Today you may still find a few winter steelhead in some winter steelhead streams, at any time by mid-November.  But the bulk of the run will start to show up closer to New Year’s and that has been by design.  Locally, the Siuslaw River and its major tributary, Lake Creek, opens for winter steelhead fishing Dec. 1. 

Consequently in late November, winter steelhead are about a month out.  Also, the Cascade lake and stream fisheries are now closed. Local reservoirs are drawn down to levels that are difficult for both bank and boating anglers to access. … I don’t recall exactly what year the Friday and Saturday of the Thanksgiving weekend were added to the Free Fishing schedule. But it fills a bit of a void in the fishing season and no matter where you travel in Oregon for Thanksgiving you will find an easy-to-access water body to harvest a few fresh trout.  “Free Fishing” means you don’t need a license but you still must observe all the other regulations related to size, location and limits – and you can only fish in fisheries open to year-round angling. 

Locally, and at the top of my list of free fishing destinations, is Alton Baker Canoe Canal (ABCC), a two-mile-long side channel of the Willamette River located in downtown Eugene. The ABCC is open year-round and in preparation for the free fishing event will be stocked with about 1,750 “keeper-sized” rainbow trout. Of course this time of year we have wonderful water quality and those fish should be feisty and hard fighting, which generally characterizes the quality product the ODFW stocks into our local rivers and ponds.

Also on the list to be stocked is the Junction City Pond that will temporarily open leading up to the Free Fishing weekend.  The Pond will get 1,000 keepers during the week of Nov. 13 and another thousand during the week of Nov. 20. Then on Dec. 11 the Junction City Pond will close for about two months at which time the very popular urban water body, according to a recent ODFW news release, will undergo a number “major improvements.” The news release also stated that the archery practice facility will be closed during the construction. 

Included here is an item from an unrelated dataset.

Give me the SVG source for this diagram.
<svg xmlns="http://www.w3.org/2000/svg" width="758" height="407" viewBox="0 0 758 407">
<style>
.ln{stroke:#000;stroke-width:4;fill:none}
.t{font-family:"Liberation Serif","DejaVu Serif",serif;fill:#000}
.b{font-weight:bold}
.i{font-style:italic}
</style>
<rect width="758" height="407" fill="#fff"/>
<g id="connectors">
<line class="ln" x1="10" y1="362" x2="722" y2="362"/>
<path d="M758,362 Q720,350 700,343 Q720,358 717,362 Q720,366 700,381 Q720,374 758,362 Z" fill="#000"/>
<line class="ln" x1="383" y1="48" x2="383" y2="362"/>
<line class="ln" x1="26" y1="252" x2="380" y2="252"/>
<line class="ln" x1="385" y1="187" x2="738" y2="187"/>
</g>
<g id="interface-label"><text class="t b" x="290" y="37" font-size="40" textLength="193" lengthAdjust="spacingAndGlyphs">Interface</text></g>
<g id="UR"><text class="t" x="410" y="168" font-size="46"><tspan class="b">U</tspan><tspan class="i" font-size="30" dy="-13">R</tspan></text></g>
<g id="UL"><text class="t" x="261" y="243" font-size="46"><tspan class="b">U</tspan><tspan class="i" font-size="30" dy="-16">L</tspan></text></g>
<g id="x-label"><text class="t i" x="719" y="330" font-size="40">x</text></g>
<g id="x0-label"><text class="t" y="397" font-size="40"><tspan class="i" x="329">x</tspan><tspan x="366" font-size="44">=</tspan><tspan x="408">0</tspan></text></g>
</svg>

Row River Nature Park is generally on the list of Free Fishing sites; unfortunately at press time the City of Cottage Grove had removed the fishing dock and the pond had been dewatered. The ODFW states they are “in negotiation” with the city to hopefully make the facility available for the free fishing weekend, or at least sometime soon thereafter. 

Out west, the ocean, beaches, and river jetties are all open for year-round fishing. A bit of a warning here: This year’s Free Fishing dates happen to coincide with the annual celestial alignment of the moon and sun that creates the King Tides. Beginning on Nov. 24-27 we will see a tidal exchange that could reach 9-10 feet. At those levels the jetties will have waves washing over them and the beaches will be covered over by sea water.  That could be made worse if the King Tides come in conjunction with a Pacific storm. The King Tides are incredible phenomena to observe, but if you’re out on the coast during Thanksgiving weekend to fish or just visit, make sure you observe the ocean from a spot high above the water.